→ **WHAT THE EXERCISE ASKS**
Using the listing below, please gather every line containing the word "matplotlib".

→ **DATASET RECORDS**
* Begin *

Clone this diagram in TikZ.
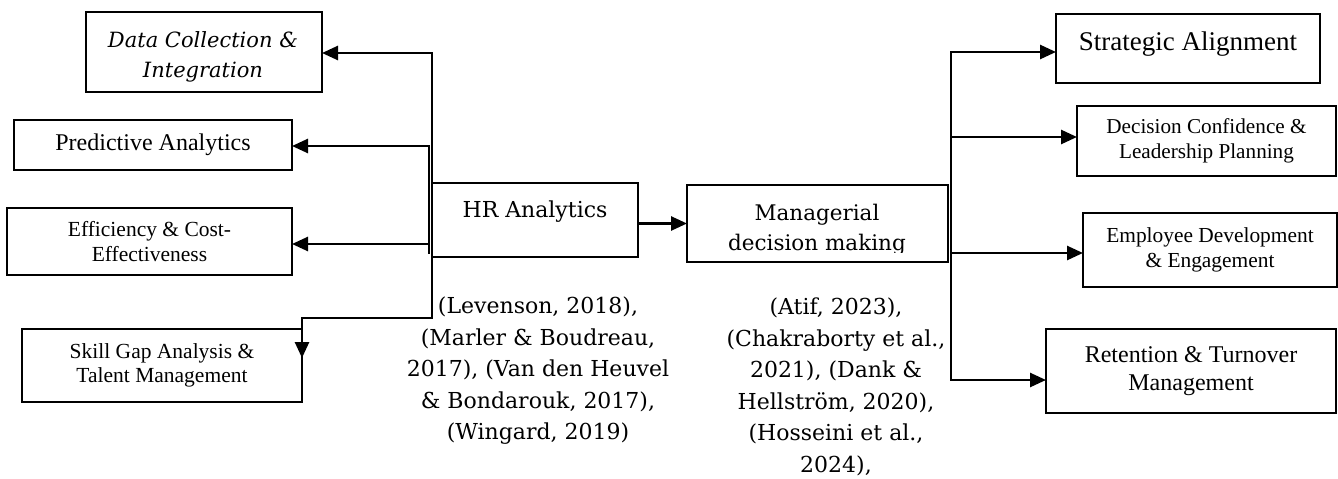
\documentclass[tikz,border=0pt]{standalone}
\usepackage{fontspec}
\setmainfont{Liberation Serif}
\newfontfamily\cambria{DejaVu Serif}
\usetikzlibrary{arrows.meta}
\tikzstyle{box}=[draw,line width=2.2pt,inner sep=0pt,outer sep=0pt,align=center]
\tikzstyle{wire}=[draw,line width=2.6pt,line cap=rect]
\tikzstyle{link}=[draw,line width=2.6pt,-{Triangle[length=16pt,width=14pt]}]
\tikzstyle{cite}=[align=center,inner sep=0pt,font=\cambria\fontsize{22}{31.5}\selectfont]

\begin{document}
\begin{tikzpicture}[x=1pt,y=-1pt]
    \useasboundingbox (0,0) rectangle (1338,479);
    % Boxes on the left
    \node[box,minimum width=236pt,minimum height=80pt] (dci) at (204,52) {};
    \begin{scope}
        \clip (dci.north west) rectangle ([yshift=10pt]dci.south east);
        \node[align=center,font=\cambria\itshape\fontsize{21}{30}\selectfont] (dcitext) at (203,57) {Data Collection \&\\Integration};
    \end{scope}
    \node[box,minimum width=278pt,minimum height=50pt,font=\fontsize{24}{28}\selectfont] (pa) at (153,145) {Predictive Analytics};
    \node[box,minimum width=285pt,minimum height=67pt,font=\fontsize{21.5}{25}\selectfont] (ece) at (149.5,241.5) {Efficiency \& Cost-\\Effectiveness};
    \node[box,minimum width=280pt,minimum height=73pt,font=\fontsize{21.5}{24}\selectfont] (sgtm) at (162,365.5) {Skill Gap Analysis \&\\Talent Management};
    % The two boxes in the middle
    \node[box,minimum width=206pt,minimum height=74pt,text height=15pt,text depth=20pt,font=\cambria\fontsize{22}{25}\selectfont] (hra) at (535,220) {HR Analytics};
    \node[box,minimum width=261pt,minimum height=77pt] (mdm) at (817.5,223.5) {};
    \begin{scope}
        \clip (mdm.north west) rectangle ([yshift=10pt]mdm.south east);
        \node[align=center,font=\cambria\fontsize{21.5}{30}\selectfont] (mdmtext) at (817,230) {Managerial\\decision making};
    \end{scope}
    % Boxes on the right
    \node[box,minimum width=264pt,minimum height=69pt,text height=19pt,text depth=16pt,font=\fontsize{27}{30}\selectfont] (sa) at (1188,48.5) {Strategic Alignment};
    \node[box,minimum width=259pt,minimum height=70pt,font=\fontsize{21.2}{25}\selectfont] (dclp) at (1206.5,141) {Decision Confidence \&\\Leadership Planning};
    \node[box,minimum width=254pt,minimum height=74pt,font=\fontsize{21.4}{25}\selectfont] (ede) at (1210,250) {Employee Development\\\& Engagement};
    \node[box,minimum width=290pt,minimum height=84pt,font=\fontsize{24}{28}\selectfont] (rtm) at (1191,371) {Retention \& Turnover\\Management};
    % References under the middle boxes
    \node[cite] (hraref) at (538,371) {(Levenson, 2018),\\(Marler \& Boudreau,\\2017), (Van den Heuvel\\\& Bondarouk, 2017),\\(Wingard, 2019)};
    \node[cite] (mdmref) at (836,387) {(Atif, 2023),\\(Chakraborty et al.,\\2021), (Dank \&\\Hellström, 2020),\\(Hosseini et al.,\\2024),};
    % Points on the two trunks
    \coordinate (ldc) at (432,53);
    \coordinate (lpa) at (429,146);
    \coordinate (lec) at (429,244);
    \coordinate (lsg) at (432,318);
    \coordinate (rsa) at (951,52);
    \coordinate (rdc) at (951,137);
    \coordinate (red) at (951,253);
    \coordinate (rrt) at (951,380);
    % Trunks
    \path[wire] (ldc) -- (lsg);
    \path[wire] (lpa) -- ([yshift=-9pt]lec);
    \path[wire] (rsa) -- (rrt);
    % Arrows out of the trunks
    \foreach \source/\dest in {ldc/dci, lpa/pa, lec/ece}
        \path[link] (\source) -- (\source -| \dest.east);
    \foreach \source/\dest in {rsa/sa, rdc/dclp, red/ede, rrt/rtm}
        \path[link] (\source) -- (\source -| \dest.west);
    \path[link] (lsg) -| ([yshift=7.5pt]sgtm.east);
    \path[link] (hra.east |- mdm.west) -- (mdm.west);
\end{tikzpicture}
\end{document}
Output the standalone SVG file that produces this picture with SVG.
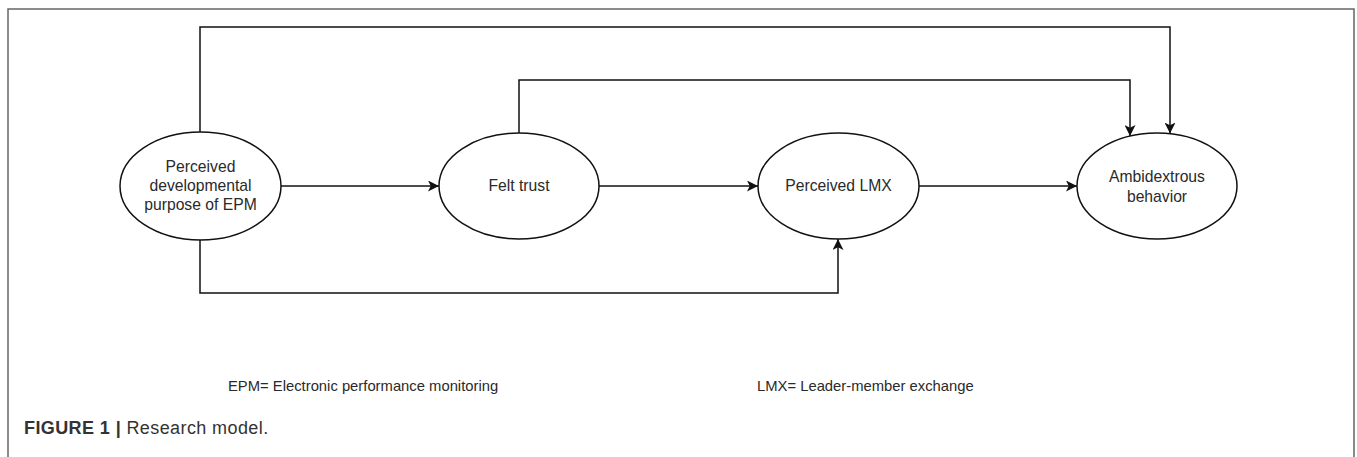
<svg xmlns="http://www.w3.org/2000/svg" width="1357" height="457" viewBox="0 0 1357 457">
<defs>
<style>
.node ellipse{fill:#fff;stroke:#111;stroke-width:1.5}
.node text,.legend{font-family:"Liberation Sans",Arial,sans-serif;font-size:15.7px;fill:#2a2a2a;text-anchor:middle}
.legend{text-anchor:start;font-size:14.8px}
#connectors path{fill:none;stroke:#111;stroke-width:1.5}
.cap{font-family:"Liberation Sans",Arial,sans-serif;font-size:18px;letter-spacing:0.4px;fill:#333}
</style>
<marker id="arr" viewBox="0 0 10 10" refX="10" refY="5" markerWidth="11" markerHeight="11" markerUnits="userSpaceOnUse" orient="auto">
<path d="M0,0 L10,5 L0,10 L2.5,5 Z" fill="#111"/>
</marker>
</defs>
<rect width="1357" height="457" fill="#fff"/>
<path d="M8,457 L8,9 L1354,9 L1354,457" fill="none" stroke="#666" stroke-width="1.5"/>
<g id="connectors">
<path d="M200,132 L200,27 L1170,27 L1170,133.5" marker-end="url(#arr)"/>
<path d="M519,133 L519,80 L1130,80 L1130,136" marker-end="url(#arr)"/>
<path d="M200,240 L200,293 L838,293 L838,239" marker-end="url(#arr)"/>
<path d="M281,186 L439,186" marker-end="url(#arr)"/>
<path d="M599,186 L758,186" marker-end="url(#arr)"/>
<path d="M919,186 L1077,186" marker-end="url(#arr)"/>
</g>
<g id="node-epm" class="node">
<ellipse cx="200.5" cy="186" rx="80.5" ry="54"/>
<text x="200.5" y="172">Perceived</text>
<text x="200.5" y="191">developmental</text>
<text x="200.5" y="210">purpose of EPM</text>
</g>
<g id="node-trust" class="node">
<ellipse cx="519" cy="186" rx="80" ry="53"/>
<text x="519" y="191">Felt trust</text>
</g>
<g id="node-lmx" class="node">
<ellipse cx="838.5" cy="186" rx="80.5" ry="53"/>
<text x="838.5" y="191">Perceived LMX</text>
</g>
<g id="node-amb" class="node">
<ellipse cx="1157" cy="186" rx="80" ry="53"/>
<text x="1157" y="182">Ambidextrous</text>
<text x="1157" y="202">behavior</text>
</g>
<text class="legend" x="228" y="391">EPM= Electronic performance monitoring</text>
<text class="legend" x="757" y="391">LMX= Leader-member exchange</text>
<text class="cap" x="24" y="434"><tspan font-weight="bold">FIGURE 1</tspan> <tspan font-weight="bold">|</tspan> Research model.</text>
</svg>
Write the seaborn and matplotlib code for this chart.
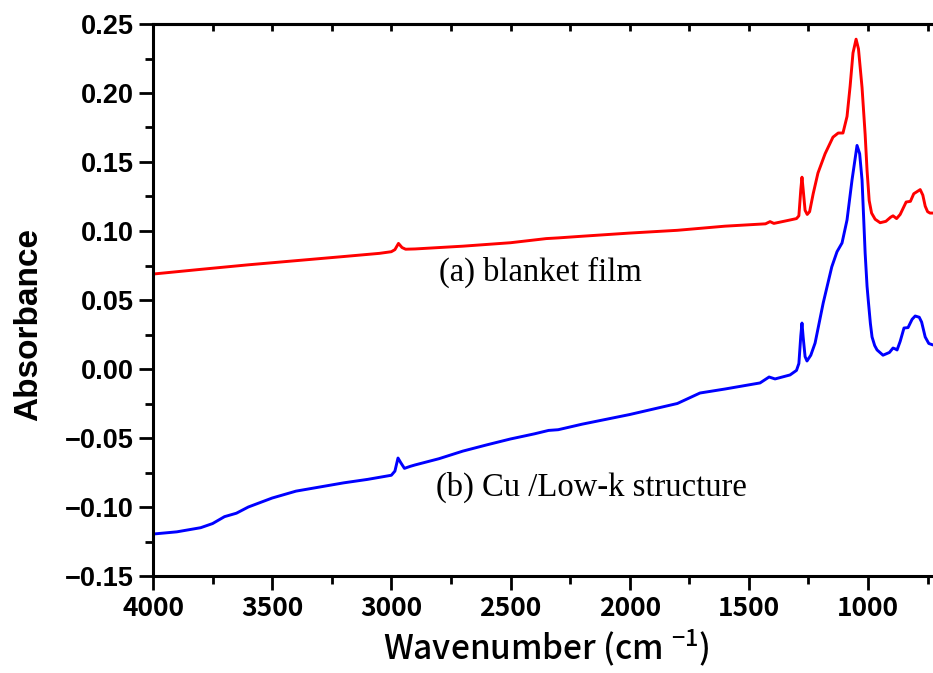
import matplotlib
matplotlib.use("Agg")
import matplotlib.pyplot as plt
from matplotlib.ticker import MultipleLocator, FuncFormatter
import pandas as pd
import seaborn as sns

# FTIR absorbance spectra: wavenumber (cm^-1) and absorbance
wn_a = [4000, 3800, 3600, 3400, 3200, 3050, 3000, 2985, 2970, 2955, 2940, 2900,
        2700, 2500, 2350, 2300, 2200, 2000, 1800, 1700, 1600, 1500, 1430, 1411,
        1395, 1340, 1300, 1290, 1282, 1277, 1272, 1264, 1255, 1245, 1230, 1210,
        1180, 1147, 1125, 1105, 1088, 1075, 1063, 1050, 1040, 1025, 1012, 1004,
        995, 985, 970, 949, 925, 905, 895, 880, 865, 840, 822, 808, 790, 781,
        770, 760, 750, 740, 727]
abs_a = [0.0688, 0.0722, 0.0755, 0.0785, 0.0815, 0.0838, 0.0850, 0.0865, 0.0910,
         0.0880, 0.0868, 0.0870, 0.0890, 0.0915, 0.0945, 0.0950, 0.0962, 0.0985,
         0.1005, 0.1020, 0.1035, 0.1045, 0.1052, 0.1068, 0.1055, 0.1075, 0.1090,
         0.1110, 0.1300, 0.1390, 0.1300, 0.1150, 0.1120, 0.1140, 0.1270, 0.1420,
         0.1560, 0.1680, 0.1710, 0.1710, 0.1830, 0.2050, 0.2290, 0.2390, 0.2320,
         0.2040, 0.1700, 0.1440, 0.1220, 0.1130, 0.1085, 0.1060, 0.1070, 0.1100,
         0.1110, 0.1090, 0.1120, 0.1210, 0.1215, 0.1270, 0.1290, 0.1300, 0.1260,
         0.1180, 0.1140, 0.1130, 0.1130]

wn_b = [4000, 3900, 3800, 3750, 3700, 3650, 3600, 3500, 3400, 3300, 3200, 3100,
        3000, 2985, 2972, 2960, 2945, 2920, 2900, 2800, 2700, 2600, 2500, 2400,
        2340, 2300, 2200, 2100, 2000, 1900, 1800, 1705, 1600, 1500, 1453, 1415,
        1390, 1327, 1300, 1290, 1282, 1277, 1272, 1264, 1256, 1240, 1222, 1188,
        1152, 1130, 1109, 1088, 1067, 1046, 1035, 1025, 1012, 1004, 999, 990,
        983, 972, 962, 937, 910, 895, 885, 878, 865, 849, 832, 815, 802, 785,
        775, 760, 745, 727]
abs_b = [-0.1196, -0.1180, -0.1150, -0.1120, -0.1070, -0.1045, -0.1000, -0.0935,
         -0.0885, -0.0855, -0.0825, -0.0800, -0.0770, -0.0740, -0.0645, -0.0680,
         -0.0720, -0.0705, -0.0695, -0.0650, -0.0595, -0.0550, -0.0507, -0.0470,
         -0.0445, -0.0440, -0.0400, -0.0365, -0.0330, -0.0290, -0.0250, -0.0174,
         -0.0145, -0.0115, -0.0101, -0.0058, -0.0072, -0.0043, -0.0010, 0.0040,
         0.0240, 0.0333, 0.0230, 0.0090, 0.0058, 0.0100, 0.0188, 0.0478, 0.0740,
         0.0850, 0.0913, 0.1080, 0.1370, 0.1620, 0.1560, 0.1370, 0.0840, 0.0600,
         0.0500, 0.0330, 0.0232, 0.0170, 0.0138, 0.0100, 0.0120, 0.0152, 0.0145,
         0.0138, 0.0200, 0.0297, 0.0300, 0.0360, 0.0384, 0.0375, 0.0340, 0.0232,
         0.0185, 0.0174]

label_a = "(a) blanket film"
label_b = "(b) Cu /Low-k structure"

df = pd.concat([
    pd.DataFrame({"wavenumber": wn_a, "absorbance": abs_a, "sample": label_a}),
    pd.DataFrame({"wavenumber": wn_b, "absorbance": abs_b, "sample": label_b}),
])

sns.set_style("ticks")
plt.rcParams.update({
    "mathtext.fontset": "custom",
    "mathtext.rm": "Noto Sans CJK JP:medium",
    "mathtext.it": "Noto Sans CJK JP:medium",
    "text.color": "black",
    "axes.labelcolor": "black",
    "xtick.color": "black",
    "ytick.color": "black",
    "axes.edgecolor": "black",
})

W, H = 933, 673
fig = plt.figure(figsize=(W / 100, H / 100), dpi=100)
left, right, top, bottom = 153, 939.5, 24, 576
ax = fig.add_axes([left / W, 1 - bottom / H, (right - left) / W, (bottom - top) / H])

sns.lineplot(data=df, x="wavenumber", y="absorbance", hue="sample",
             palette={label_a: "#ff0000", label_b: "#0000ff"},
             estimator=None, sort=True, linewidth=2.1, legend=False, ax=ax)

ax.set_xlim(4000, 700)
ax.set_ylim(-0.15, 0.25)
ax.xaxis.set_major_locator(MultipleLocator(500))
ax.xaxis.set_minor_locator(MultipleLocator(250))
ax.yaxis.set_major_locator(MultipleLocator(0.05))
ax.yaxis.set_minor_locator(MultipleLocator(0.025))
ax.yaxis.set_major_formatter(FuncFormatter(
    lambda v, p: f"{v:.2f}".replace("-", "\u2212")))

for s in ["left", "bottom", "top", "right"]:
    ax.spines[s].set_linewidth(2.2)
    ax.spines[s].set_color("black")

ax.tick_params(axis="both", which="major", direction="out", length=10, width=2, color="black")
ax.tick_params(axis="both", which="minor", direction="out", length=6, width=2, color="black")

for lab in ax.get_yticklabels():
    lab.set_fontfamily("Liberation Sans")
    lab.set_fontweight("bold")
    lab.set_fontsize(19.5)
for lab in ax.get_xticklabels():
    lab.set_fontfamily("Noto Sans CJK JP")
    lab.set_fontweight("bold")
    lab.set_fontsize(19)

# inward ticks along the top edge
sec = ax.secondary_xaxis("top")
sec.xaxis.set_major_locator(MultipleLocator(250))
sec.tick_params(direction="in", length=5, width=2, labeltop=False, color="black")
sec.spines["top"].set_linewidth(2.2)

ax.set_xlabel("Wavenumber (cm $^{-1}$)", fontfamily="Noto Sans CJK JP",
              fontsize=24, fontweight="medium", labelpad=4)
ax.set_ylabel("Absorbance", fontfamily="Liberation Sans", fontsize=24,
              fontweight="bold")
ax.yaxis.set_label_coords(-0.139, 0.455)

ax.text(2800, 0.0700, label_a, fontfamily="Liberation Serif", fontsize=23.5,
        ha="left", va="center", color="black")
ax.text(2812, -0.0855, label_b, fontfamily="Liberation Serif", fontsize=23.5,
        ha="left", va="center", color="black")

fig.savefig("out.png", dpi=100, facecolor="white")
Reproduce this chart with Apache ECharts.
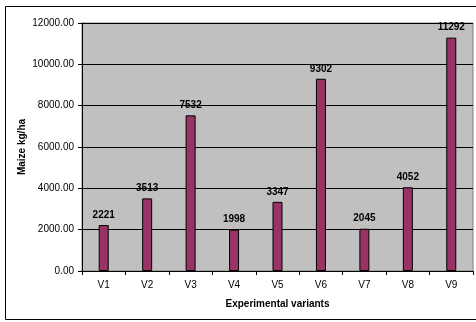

* End *

→ **THE SOLUTION**
Write the seaborn and matplotlib code for this chart.
import matplotlib
matplotlib.use("Agg")
import matplotlib.pyplot as plt
from matplotlib.ticker import MultipleLocator, FuncFormatter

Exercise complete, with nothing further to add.